Il disagio della nostra civiltà

Creato il 11 settembre 2012 da Pim

In Il disagio della civiltà, scritto nel 1929, Freud tracciava un quadro lucidamente pessimista sulla condizione del genere umano, in balia del conflitto tra pulsione di vita e pulsione di morte. In particolare si interrogava sul futuro, poiché il progresso tecnologico consentiva ora agli uomini di sterminarsi a vicenda. Gli avvenimenti storici non tardarono dargli ragione. Per questo motivo l’opera ebbe grande risonanza, provocando reazioni sia da parte degli psicoanalisti che di un pubblico più vasto, soprattutto dopo la catastrofe di Hiroshima e la successiva corsa agli armamenti nucleari.

Certo, con la dissoluzione dell’Unione Sovietica e la fine della guerra fredda lo scenario politico globale è mutato, ma la conseguenza è che oggi appare più confuso. Se, come sosteneva Hanna Segal, negli scorsi decenni si pensava che un’altra guerra mondiale fosse impossibile perché i governanti avevano troppa paura di una distruzione totale, il crollo dell’equilibrio sostanziale tra Est e Ovest è coinciso con la fine drammatica del mito dell’invulnerabilità americana. L'attacco terroristico alle Twin Towers, unica azione bellica subita dagli Usa entro i propri confini, ha promosso l’Islam nuovo nemico ufficiale. L’idea paranoide di un ulteriore scontro tra civiltà ha riprodotto una catena di tensioni e conflitti sparsi a macchia di leopardo, per questo difficilmente gestibili.

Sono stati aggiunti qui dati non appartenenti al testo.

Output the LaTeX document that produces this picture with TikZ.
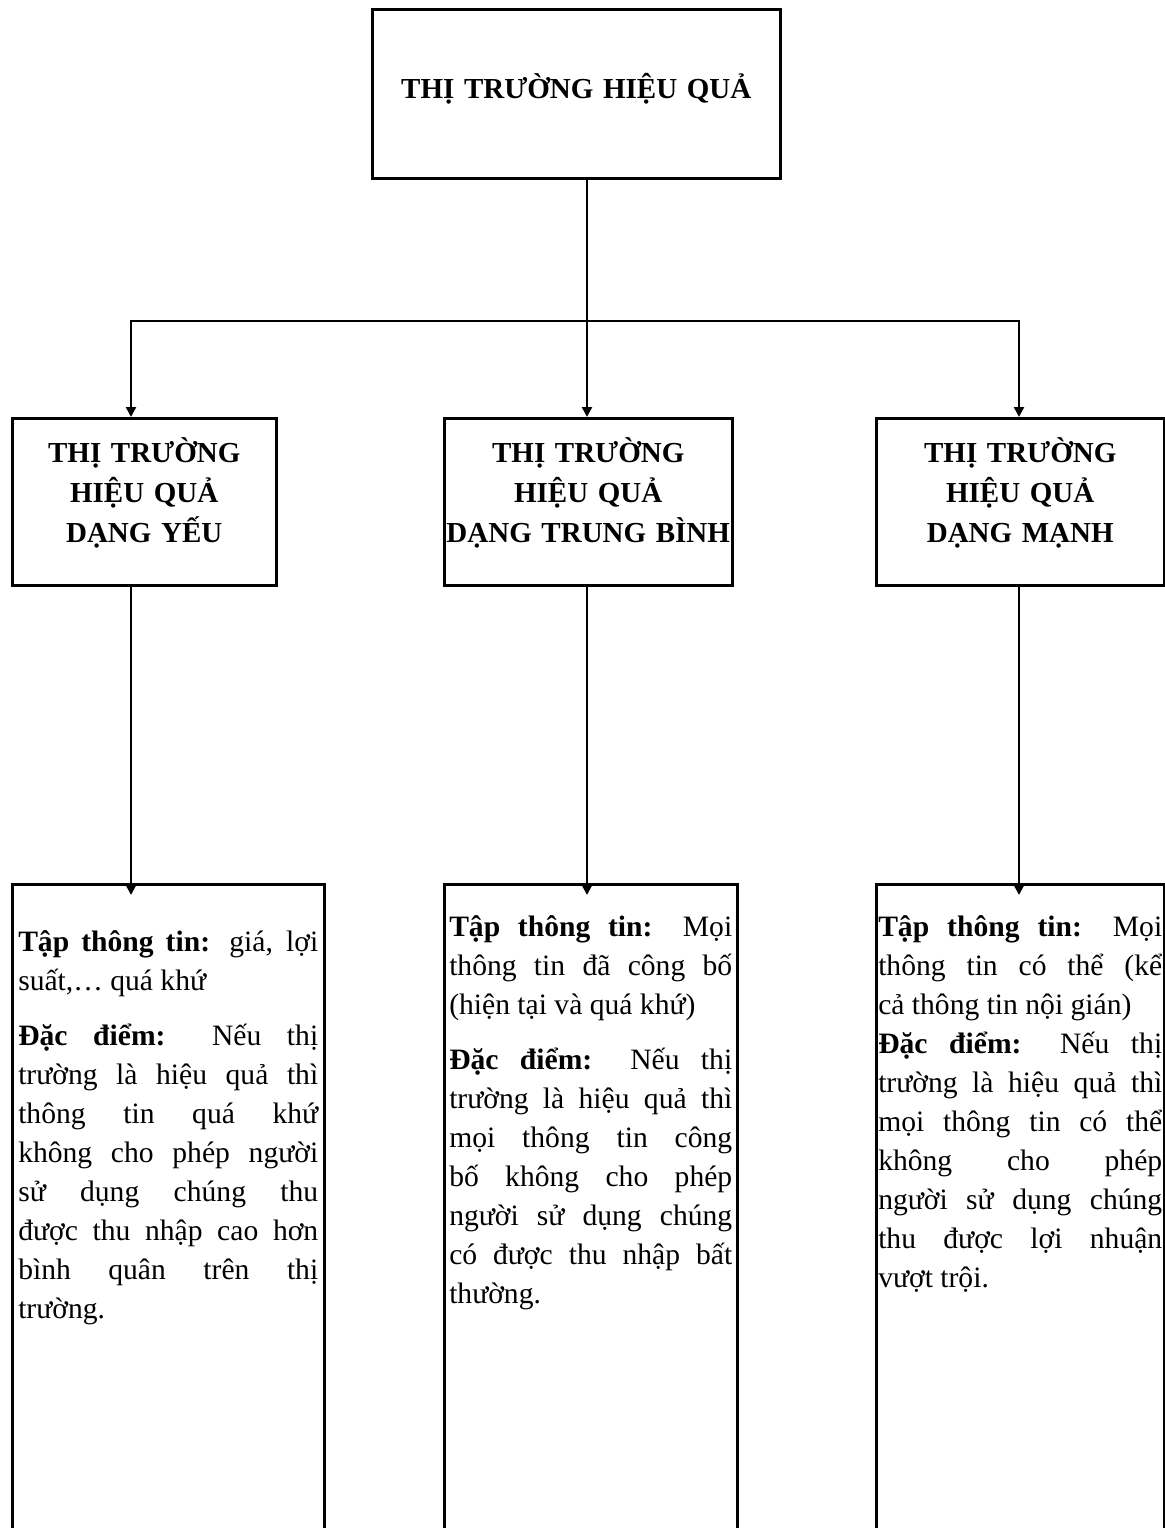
\documentclass[tikz,border=0pt]{standalone}
\usepackage{fontspec}
\setmainfont{Liberation Serif}
\usetikzlibrary{arrows.meta}

\begin{document}
\begin{tikzpicture}[x=0.5pt,y=-0.5pt]
  \tikzset{TitleStyle/.style = {
    shape         = rectangle,
    draw          = black,
    line width    = 1.25pt,
    anchor        = north west,
    align         = center,
    inner sep     = 0pt,
    font          = \bfseries\fontsize{14.5pt}{20pt}\selectfont
    }
  }
  \tikzset{InfoStyle/.style = {
    shape         = rectangle,
    draw          = black,
    line width    = 1.25pt,
    anchor        = north west,
    align         = justify,
    inner ysep    = 0pt,
    text depth    = 305pt,
    font          = \fontsize{14.8pt}{19.5pt}\selectfont
    }
  }
  \tikzset{EdgeStyle/.style = {
    draw          = black,
    line width    = 1.1pt
    }
  }
  \tikzset{ArrowStyle/.style = {
    EdgeStyle,
    -{Triangle[length=5pt,width=5pt]}
    }
  }

  \useasboundingbox (0,0) rectangle (1165,1528);

	\node[TitleStyle, text width=204pt, text height=44.5pt, text depth=40pt](T0) at (371,8) {THỊ TRƯỜNG HIỆU QUẢ};
	\node[TitleStyle, text width=132pt, text height=22pt, text depth=61.5pt](A1) at (11,417) {THỊ TRƯỜNG\\HIỆU QUẢ\\DẠNG YẾU};
	\node[TitleStyle, text width=144pt, text height=22pt, text depth=61.5pt](B1) at (443,417) {THỊ TRƯỜNG\\HIỆU QUẢ\\DẠNG TRUNG BÌNH};
	\node[TitleStyle, text width=144pt, text height=22pt, text depth=61.5pt](C1) at (875,417) {THỊ TRƯỜNG\\HIỆU QUẢ\\DẠNG MẠNH};

	\node[InfoStyle, text width=150pt, inner xsep=3pt, text height=33.5pt](A2) at (11,883) {\textbf{Tập thông tin:} giá, lợi\linebreak suất,… quá khứ\par\vspace{8pt}
	\textbf{Đặc điểm:} Nếu thị\linebreak trường là hiệu quả thì\linebreak thông tin quá khứ\linebreak không cho phép người\linebreak sử dụng chúng thu\linebreak được thu nhập cao hơn\linebreak bình quân trên thị\linebreak trường.};
	\node[InfoStyle, text width=141.5pt, inner xsep=2.5pt, text height=26pt](B2) at (443,883) {\textbf{Tập thông tin:} Mọi\linebreak thông tin đã công bố\linebreak (hiện tại và quá khứ)\par\vspace{8pt}
	\textbf{Đặc điểm:} Nếu thị\linebreak trường là hiệu quả thì\linebreak mọi thông tin công\linebreak bố không cho phép\linebreak người sử dụng chúng\linebreak có được thu nhập bất\linebreak thường.};
	\node[InfoStyle, text width=142pt, inner xsep=1pt, text height=26pt](C2) at (875,883) {\textbf{Tập thông tin:} Mọi\linebreak thông tin có thể (kể\linebreak cả thông tin nội gián)\par
	\textbf{Đặc điểm:} Nếu thị\linebreak trường là hiệu quả thì\linebreak mọi thông tin có thể\linebreak không cho phép\linebreak người sử dụng chúng\linebreak thu được lợi nhuận\linebreak vượt trội.};

	\coordinate (HA) at (131,321);
	\coordinate (HB) at (587,321);
	\coordinate (HC) at (1019,321);

	\draw[EdgeStyle](T0.south -| HB) -- (HB);
	\draw[EdgeStyle, {Triangle[length=5pt,width=5pt]}-{Triangle[length=5pt,width=5pt]}](A1.north -| HA) -- (HA) -- (HC) -- (C1.north -| HC);
	\draw[ArrowStyle](HB) -- (B1.north -| HB);
	\draw[ArrowStyle, shorten >=-6pt](A1.south -| HA) -- (A2.north -| HA);
	\draw[ArrowStyle, shorten >=-6pt](B1.south -| HB) -- (B2.north -| HB);
	\draw[ArrowStyle, shorten >=-6pt](C1.south -| HC) -- (C2.north -| HC);

  \end{tikzpicture}
\end{document}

Dice ancora la Segal: “Credo che l’11 settembre sia stato fortemente simbolico. Siamo stati scaraventati in un universo di frammentazione e, talvolta, di disintegrazione totale e di terrore psicotico, e anche nella più gran confusione: chi sono i nostri amici? Chi sono i nostri nemici? Da quale parte saremo attaccati?... E ancora, abbiamo dei nemici all’interno? Si tratta del terrore più primordiale del nostro sviluppo personale, non di una morte comune, ma della visione di una disintegrazione personale deteriorata dall’ostilità. E la situazione è ancora peggiore quando Dio interviene nell’equazione. Il monito dell’Armageddon dei fondamentalisti cristiani è oggi paragonabile a quello dei fondamentalisti islamici. La nostra salute mentale è minacciata da un universo interiore caratterizzato da un delirio di potenza illimitata, di male assoluto e di santità…”.

Sul destino del genere umano, Freud lasciò aperta la questione senza fornire soluzioni e neppure consolazione. La crisi economica in cui siamo precipitati non fa che rafforzare il turbamento. La verità è che dobbiamo smettere di chiederci chi sono i nemici, uscire cioè da una logica schizoparanoide (avrebbe detto Melanie Klein), di scissione tra buoni e cattivi in cui i buoni siamo naturalmente noi. Si tratta di un’operazione anzitutto mentale, interiore, in cui, sosteneva Bobbio, il nemico viene pensato come interlocutore. Avere un orientamento comprensivo, riconoscere psicologicamente e culturalmente l’altro, farsi consapevoli dei propri sentimenti distruttivi, assumersi le proprie responsabilità… Questi sono alcuni degli elementi appartenenti a una cultura di pace e solidarietà.

Se devo essere sincero, nemmeno io sono troppo ottimista.

(Citazioni tratte da Leggere Freud, di J.M. Quinodoz, Borla ed.)